2-6100 sayılı Hukuk Muhakemeleri Kanunu"nun 297. maddesi uyarınca, mahkeme kararlarının; hükmü veren mahkeme ile hakim veya hakimlerin ve zabıt katibinin ad ve soyadları ile sicil numaraları, mahkeme çeşitli sıfatlarla görev yapıyorsa hükmün hangi sıfatla verildiğini, tarafların ve davaya katılanların kimlikleri ile Türkiye Cumhuriyeti kimlik numarası, varsa kanuni temsilci ve vekillerinin ad ve soyadları ile adreslerini, tarafların iddia ve savunmalarının özetini, anlaştıkları ve anlaşamadıkları hususları, çekişmeli vakıalar hakkında toplanan delilleri, delillerin tartışılması ve değerlendirilmesini, sabit görülen vakıalarla bunlardan çıkarılan sonuç ve hukuki sebepleri, hüküm sonucu, yargılama giderleri ile taraflardan alınan avansın harcanmayan kısmının iadesi, varsa kanun yolları ve süresini, hükmün verildiği tarih ve hakim veya hakimlerin ve zabıt katibinin imzalarını, gerekçeli kararın yazıldığı tarihi içermesi, hükmün sonuç kısmında, gerekçeye ait herhangi bir söz tekrar edilmeksizin, taleplerden her biri hakkında verilen hükümle, taraflara yüklenen borç ve tanınan hakların, sıra numarası altında; açık, şüphe ve tereddüt uyandırmayacak şekilde gösterilmesi zorunludur. Bu biçim yargıda açıklık ve netlik prensibinin gereğidir. Aksi hal, hükmün infazında zorluklara ve tereddütlere, yargılamanın ve davaların gereksiz yere uzamasına, davanın tarafı bulunan kişi ve kurumların mağduriyetlerine sebebiyet verecek ve kamu düzeni ve barışını olumsuz yönde etkileyecektir.

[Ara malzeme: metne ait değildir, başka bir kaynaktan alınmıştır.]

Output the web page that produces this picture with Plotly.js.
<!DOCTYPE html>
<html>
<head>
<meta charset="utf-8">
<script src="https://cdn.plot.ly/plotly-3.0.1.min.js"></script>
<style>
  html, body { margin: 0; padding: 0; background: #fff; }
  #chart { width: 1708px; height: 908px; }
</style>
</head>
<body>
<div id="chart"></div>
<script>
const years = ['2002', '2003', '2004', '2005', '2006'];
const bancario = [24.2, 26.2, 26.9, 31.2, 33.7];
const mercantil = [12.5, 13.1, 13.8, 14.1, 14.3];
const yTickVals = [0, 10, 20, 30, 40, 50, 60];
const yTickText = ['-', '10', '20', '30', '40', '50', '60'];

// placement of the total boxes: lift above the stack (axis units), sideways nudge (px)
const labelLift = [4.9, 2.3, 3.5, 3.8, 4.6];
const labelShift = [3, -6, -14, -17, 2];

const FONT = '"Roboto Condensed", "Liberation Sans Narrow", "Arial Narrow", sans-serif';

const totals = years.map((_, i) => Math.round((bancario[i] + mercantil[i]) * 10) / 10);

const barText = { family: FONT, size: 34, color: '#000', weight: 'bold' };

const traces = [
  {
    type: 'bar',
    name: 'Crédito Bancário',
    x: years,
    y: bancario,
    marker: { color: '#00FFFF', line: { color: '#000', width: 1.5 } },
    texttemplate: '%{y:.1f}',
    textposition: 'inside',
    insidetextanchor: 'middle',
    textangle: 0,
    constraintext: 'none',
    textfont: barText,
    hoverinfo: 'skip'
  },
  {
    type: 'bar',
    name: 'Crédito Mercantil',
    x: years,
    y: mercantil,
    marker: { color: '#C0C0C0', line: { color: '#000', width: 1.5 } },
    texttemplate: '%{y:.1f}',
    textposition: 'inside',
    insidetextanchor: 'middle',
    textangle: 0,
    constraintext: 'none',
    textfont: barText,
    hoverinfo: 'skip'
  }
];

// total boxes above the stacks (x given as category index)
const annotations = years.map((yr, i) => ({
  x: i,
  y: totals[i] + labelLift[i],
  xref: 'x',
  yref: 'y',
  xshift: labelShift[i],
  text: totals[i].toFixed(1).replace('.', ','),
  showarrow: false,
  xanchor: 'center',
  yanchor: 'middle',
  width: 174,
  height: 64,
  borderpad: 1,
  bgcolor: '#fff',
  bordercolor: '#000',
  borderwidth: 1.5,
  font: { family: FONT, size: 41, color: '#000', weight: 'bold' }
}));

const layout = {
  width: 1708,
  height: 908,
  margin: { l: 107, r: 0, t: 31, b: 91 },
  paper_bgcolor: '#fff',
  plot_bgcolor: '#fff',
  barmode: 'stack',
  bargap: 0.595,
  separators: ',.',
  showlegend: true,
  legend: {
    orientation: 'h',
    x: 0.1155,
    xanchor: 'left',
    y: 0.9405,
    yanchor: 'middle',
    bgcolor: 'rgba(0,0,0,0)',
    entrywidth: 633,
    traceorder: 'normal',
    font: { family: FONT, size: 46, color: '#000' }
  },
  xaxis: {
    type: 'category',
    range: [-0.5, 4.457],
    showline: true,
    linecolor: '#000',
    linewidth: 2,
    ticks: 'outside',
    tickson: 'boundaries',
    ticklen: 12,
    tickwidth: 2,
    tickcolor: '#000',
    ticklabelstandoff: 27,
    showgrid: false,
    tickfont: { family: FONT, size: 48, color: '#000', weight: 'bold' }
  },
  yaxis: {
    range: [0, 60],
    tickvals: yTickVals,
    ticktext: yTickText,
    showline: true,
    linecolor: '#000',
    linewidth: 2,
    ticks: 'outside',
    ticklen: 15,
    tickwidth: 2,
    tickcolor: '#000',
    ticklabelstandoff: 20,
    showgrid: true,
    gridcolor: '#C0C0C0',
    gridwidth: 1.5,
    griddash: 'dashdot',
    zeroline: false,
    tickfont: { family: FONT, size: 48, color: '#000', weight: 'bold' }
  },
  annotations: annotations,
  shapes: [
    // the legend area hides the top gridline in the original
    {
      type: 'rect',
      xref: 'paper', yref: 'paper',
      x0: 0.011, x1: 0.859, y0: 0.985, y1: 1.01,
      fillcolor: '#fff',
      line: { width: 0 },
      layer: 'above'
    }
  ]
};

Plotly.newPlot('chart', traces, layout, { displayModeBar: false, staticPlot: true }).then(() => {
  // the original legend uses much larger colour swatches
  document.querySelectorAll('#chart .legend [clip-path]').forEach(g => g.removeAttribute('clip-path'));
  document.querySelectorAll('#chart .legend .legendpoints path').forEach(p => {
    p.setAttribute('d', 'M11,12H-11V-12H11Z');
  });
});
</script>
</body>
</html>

Somut olayda, bozma sonrası mahkemece, bozma sebebi yapılmayan kıdem tazminatı, yıllık izin ücreti alacağı, iş arama izin ücreti alacağı, ihbar tazminatı ve ücret alacağı talepleri hakkında hüküm kurulmuş olmasına rağmen hüküm fıkrasında çelişki oluşturacak şekilde bu alacak talepleri ile ilgili olarak “bu konuda verilen hüküm Yargıtay bozma ilamı kapsamı dışında kalarak kesinleştiğinden yeniden karar verilmesine yer olmadığına,” şeklinde de hüküm tesis edilmiştir.
Yargıtay Hukuk Genel Kurulunun 22.02.2012 tarihli, 2012/13-747 esas, 2012/84 karar sayılı ilamında ve Dairemizin emsal kararlarında belirtildiği gibi, Yargıtayca bozulan karar, sonraki kararın eki niteliğinde değildir. Bozma ile birlikte önceki hüküm ortadan kalkarak hukuki geçerliliğini yitirir. Mahkemece bozulan karara atıf yapılarak yeni hüküm oluşturulamaz. Bozmadan önceki ve bozmadan sonraki kararlar 6100 sayılı Kanun"un 297. maddesine uygun olmalıdır. Bozma sebebi yapılmayan alacak kalemleri hakkında, mahkemece yukarıdaki kanuni düzenlemeler ve ilkeler gözetilerek hüküm oluşturulması gerekirken çelişki oluşturacak şekilde karar verilmesi hatalıdır. Ancak bu yanlışlıkların giderilmesi yeniden yargılamayı gerektirmediğinden, hükmün 6100 sayılı Hukuk Muhakemeleri Kanunu"nun geçici 3. maddesi uyarınca uygulanmasına devam olunan mülga 1086 sayılı Hukuk Usulü Muhakemeleri Kanunu"nun 438/7. maddesi uyarınca aşağıda belirtilen şekilde düzeltilerek onanması uygun bulunmuştur.
SONUÇ: Temyiz olunan kararın hüküm fıkrasının 2, 3, 4. ve 8. bentlerinde yer alan "bu konuda verilen hüküm Yargıtay bozma ilamı kapsamı dışında kalarak kesinleştiğinden yeniden karar verilmesine yer olmadığına," cümlesinin tamamen çıkarılarak hükmün bu şekliyle DÜZELTİLEREK ONANMASINA, peşin alınan temyiz harcının istek halinde ilgiliye iadesine, 14.02.2017 tarihinde oybirliğiyle karar verildi.